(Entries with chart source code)
○ ○ ○

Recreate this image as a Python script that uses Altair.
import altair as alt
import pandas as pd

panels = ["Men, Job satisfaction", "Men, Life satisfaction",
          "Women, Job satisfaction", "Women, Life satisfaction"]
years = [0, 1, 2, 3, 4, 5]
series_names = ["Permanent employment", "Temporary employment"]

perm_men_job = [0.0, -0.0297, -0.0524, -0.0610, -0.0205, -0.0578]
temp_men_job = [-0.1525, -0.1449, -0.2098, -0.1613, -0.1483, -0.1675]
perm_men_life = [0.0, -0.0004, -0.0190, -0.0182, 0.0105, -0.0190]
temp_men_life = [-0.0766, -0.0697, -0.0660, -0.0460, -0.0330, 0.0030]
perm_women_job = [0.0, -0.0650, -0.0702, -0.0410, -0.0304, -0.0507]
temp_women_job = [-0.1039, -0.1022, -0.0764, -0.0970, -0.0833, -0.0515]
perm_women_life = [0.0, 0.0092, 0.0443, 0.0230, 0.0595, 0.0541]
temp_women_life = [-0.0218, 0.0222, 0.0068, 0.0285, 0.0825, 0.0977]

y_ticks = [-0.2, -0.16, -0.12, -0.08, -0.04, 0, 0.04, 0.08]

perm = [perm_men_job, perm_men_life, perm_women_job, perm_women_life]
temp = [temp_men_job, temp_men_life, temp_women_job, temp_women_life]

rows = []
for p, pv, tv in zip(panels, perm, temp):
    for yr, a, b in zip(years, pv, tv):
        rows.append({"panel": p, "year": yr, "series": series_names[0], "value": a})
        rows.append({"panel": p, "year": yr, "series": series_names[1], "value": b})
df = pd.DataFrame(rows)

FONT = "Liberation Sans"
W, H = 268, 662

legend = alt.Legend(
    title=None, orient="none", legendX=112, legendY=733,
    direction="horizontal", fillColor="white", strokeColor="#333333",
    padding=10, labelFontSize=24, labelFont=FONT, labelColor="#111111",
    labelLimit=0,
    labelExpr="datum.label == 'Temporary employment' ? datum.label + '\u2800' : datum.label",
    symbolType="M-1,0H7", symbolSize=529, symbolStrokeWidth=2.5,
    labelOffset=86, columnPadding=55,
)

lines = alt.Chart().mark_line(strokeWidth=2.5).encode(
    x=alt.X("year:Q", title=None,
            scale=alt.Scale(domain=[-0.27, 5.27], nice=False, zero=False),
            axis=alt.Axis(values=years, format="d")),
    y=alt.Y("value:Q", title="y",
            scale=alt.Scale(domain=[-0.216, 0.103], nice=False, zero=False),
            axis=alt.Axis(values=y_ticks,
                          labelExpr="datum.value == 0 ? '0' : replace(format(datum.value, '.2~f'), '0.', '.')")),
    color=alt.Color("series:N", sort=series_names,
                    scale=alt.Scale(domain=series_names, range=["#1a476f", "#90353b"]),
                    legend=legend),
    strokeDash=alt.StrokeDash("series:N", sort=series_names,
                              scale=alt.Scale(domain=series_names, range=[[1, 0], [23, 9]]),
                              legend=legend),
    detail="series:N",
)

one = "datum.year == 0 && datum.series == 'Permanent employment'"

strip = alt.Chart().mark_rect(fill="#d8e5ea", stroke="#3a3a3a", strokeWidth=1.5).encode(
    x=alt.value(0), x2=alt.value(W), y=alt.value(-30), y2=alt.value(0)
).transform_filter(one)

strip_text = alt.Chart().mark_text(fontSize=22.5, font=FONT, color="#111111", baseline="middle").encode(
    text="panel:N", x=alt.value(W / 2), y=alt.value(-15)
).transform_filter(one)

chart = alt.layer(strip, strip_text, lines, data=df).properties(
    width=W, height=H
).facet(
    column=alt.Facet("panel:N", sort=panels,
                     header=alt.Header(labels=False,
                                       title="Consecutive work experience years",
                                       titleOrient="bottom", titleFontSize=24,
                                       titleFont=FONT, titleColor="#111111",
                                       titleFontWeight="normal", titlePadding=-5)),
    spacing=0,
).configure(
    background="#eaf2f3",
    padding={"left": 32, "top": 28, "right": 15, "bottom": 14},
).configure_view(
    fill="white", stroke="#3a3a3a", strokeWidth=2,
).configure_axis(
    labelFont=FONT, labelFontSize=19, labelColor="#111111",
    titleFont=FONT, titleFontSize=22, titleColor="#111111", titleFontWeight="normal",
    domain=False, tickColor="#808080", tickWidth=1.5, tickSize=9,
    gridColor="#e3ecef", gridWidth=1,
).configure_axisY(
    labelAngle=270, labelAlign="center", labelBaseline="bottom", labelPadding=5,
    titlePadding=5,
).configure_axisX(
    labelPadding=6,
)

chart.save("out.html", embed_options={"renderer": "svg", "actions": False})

○ ○ ○

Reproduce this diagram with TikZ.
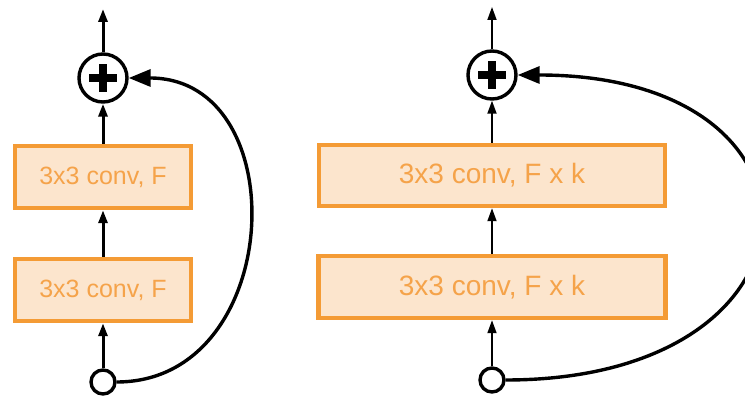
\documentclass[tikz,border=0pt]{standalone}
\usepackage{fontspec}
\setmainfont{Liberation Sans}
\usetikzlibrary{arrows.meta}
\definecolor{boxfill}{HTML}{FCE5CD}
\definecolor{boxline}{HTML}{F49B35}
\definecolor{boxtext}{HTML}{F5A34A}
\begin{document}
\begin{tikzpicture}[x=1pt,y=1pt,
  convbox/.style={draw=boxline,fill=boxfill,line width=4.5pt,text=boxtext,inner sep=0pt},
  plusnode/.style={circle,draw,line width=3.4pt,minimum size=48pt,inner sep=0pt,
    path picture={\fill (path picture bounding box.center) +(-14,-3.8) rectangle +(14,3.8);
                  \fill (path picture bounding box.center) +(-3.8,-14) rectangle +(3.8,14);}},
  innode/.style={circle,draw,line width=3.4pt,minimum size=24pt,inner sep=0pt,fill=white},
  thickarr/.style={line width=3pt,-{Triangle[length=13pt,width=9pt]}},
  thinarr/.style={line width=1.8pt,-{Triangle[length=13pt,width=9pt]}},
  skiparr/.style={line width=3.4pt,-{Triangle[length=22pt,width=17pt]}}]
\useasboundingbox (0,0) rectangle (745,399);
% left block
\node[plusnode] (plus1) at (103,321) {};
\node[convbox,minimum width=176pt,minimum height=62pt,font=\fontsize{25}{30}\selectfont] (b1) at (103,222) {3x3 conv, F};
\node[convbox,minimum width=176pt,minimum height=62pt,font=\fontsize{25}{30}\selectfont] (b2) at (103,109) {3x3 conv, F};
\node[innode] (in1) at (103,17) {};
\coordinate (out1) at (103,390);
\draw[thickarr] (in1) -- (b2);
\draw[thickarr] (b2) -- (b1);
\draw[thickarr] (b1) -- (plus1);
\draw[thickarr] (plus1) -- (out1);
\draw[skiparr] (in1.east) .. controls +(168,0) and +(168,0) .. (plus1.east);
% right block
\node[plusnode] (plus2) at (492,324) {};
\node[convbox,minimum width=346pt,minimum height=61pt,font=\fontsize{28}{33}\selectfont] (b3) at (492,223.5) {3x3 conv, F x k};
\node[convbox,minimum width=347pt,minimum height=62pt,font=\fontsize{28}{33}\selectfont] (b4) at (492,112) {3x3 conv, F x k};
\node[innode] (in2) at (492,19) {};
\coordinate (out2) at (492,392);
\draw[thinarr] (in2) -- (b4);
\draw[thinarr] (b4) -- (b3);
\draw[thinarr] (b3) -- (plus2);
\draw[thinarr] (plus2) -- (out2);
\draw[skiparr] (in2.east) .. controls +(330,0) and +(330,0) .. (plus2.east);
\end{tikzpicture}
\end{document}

○ ○ ○

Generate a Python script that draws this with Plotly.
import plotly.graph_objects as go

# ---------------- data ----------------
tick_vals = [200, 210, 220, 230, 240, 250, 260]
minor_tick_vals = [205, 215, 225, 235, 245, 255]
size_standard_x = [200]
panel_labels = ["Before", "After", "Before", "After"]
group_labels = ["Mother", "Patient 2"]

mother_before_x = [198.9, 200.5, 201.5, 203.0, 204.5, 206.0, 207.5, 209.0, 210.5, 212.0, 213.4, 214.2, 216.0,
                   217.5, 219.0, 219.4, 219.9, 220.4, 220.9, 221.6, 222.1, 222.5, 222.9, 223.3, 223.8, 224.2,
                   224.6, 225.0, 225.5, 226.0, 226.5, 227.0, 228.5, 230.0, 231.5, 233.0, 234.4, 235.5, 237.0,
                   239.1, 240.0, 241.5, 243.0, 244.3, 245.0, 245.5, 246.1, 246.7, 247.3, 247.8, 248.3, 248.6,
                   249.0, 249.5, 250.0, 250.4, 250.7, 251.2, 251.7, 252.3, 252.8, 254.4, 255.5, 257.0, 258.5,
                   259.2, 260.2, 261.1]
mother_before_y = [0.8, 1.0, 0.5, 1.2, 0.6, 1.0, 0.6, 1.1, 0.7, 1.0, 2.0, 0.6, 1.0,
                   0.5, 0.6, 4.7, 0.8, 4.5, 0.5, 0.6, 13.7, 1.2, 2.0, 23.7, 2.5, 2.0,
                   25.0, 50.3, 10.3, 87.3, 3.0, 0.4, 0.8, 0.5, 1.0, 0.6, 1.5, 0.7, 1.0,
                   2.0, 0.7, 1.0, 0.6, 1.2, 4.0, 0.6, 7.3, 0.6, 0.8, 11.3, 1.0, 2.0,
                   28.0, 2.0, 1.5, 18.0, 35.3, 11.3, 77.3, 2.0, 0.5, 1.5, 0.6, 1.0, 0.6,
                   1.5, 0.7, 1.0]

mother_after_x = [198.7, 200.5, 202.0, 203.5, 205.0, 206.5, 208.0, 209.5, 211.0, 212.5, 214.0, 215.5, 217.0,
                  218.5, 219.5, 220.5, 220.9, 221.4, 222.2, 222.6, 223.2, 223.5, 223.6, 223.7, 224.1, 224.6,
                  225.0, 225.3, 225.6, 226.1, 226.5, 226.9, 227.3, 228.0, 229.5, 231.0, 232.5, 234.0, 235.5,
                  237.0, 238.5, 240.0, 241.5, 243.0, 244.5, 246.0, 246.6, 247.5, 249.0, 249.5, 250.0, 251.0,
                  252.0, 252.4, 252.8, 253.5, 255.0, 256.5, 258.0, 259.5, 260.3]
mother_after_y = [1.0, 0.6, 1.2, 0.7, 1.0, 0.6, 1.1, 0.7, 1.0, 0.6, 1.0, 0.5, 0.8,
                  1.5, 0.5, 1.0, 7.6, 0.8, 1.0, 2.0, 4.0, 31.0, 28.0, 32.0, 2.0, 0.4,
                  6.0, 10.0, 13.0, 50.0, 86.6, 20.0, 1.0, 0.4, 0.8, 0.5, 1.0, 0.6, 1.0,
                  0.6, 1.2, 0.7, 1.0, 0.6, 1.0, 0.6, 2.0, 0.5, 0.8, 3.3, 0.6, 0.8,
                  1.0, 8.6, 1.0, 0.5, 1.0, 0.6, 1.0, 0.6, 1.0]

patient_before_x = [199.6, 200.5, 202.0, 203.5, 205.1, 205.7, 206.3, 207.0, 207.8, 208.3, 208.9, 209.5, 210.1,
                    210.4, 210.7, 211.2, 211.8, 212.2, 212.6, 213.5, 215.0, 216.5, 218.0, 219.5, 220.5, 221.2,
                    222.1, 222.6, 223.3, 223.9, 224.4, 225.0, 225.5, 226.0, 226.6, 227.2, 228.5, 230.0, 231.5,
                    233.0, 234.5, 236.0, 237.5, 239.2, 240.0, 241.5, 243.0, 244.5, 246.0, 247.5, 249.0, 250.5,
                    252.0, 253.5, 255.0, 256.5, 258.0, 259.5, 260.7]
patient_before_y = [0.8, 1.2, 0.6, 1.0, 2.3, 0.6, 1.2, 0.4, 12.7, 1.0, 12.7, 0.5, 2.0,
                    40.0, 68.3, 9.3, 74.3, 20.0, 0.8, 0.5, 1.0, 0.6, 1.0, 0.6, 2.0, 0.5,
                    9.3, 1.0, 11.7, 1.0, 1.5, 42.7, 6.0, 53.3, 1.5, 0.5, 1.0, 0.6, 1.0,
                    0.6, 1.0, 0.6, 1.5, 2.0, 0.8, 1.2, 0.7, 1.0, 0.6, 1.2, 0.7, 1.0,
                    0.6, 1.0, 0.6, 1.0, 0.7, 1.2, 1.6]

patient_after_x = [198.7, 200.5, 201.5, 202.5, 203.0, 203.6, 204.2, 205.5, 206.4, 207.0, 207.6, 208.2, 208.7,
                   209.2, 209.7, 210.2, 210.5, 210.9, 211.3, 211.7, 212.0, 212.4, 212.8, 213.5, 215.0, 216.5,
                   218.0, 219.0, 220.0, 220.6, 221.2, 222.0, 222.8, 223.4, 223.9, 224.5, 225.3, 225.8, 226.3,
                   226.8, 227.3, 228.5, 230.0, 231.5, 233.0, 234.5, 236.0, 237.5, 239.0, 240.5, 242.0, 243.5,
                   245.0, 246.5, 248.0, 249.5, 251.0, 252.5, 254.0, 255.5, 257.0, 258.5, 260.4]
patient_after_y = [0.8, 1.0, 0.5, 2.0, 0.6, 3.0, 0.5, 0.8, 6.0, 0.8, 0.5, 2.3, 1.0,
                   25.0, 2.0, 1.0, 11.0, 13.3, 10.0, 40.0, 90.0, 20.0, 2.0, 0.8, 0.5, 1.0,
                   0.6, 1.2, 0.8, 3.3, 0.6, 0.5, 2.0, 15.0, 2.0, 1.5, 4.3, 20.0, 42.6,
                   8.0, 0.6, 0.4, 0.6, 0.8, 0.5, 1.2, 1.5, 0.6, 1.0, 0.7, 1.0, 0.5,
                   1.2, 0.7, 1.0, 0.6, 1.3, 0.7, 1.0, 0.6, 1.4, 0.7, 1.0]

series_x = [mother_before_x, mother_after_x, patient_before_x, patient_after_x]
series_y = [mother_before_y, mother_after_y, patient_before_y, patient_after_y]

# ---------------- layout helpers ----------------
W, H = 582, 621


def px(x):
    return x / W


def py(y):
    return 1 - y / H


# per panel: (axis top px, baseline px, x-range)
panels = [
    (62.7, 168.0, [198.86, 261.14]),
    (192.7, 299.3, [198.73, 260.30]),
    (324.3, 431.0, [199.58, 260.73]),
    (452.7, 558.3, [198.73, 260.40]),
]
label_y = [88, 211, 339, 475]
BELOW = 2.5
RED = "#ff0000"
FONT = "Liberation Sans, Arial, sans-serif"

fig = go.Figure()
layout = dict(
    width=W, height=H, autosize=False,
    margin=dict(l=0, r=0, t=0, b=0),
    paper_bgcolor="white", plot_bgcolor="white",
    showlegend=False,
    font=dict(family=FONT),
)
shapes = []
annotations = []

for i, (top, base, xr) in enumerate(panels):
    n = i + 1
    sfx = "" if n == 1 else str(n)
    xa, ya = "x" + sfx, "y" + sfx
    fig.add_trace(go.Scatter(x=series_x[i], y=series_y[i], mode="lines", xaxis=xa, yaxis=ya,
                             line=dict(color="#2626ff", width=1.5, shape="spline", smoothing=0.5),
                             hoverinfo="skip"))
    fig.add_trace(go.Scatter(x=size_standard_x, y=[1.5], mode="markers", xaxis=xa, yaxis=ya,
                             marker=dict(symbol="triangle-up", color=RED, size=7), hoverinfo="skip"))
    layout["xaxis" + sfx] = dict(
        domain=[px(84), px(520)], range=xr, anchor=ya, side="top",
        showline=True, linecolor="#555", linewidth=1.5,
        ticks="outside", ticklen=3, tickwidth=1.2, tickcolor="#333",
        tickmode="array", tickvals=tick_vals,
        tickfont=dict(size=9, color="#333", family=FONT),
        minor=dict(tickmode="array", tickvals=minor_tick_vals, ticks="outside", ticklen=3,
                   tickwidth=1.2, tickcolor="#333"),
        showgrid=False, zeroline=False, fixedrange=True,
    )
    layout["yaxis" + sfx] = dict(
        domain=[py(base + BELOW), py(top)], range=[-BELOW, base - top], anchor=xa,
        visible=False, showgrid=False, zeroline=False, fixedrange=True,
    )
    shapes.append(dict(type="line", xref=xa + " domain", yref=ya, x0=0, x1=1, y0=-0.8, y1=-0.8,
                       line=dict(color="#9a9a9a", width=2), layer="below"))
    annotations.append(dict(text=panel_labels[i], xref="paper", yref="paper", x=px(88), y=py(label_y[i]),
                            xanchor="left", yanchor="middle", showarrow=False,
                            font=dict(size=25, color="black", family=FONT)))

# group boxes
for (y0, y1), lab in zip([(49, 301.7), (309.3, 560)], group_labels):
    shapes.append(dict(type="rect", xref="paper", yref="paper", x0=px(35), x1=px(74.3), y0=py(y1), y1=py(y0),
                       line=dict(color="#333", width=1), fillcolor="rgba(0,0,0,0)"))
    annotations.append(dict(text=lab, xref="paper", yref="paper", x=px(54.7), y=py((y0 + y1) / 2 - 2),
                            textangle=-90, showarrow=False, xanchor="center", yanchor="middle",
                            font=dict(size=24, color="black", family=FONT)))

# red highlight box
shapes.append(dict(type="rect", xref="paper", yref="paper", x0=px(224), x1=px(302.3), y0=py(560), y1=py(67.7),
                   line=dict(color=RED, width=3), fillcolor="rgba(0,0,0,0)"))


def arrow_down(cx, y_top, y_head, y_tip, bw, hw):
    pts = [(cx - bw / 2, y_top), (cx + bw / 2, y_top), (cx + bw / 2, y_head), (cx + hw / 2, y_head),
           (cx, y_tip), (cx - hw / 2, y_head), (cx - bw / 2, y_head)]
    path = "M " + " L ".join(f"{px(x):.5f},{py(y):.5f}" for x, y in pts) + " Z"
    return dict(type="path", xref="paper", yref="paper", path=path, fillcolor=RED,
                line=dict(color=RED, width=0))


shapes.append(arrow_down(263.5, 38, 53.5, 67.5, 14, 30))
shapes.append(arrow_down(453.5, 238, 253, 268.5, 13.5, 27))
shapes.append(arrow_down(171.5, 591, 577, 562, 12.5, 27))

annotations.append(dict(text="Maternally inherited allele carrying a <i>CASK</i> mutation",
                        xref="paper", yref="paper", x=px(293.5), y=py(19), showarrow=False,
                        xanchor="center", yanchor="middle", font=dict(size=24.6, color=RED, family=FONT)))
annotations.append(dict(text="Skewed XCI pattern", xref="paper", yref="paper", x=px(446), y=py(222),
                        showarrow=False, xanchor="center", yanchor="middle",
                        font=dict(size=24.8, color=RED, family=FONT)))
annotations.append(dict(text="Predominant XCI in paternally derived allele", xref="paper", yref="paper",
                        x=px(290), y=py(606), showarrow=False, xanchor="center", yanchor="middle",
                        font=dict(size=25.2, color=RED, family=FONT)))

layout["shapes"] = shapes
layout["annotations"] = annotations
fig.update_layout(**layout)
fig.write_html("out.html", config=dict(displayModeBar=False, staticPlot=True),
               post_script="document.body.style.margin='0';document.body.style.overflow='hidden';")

○ ○ ○

= Exercise task =
Proceeding from the line containing "Recreate this image" through the line containing "W, H = 268, 662", transcribe the lines above exactly, both end lines included.

= In response =
Recreate this image as a Python script that uses Altair.
import altair as alt
import pandas as pd

panels = ["Men, Job satisfaction", "Men, Life satisfaction",
          "Women, Job satisfaction", "Women, Life satisfaction"]
years = [0, 1, 2, 3, 4, 5]
series_names = ["Permanent employment", "Temporary employment"]

perm_men_job = [0.0, -0.0297, -0.0524, -0.0610, -0.0205, -0.0578]
temp_men_job = [-0.1525, -0.1449, -0.2098, -0.1613, -0.1483, -0.1675]
perm_men_life = [0.0, -0.0004, -0.0190, -0.0182, 0.0105, -0.0190]
temp_men_life = [-0.0766, -0.0697, -0.0660, -0.0460, -0.0330, 0.0030]
perm_women_job = [0.0, -0.0650, -0.0702, -0.0410, -0.0304, -0.0507]
temp_women_job = [-0.1039, -0.1022, -0.0764, -0.0970, -0.0833, -0.0515]
perm_women_life = [0.0, 0.0092, 0.0443, 0.0230, 0.0595, 0.0541]
temp_women_life = [-0.0218, 0.0222, 0.0068, 0.0285, 0.0825, 0.0977]

y_ticks = [-0.2, -0.16, -0.12, -0.08, -0.04, 0, 0.04, 0.08]

perm = [perm_men_job, perm_men_life, perm_women_job, perm_women_life]
temp = [temp_men_job, temp_men_life, temp_women_job, temp_women_life]

rows = []
for p, pv, tv in zip(panels, perm, temp):
    for yr, a, b in zip(years, pv, tv):
        rows.append({"panel": p, "year": yr, "series": series_names[0], "value": a})
        rows.append({"panel": p, "year": yr, "series": series_names[1], "value": b})
df = pd.DataFrame(rows)

FONT = "Liberation Sans"
W, H = 268, 662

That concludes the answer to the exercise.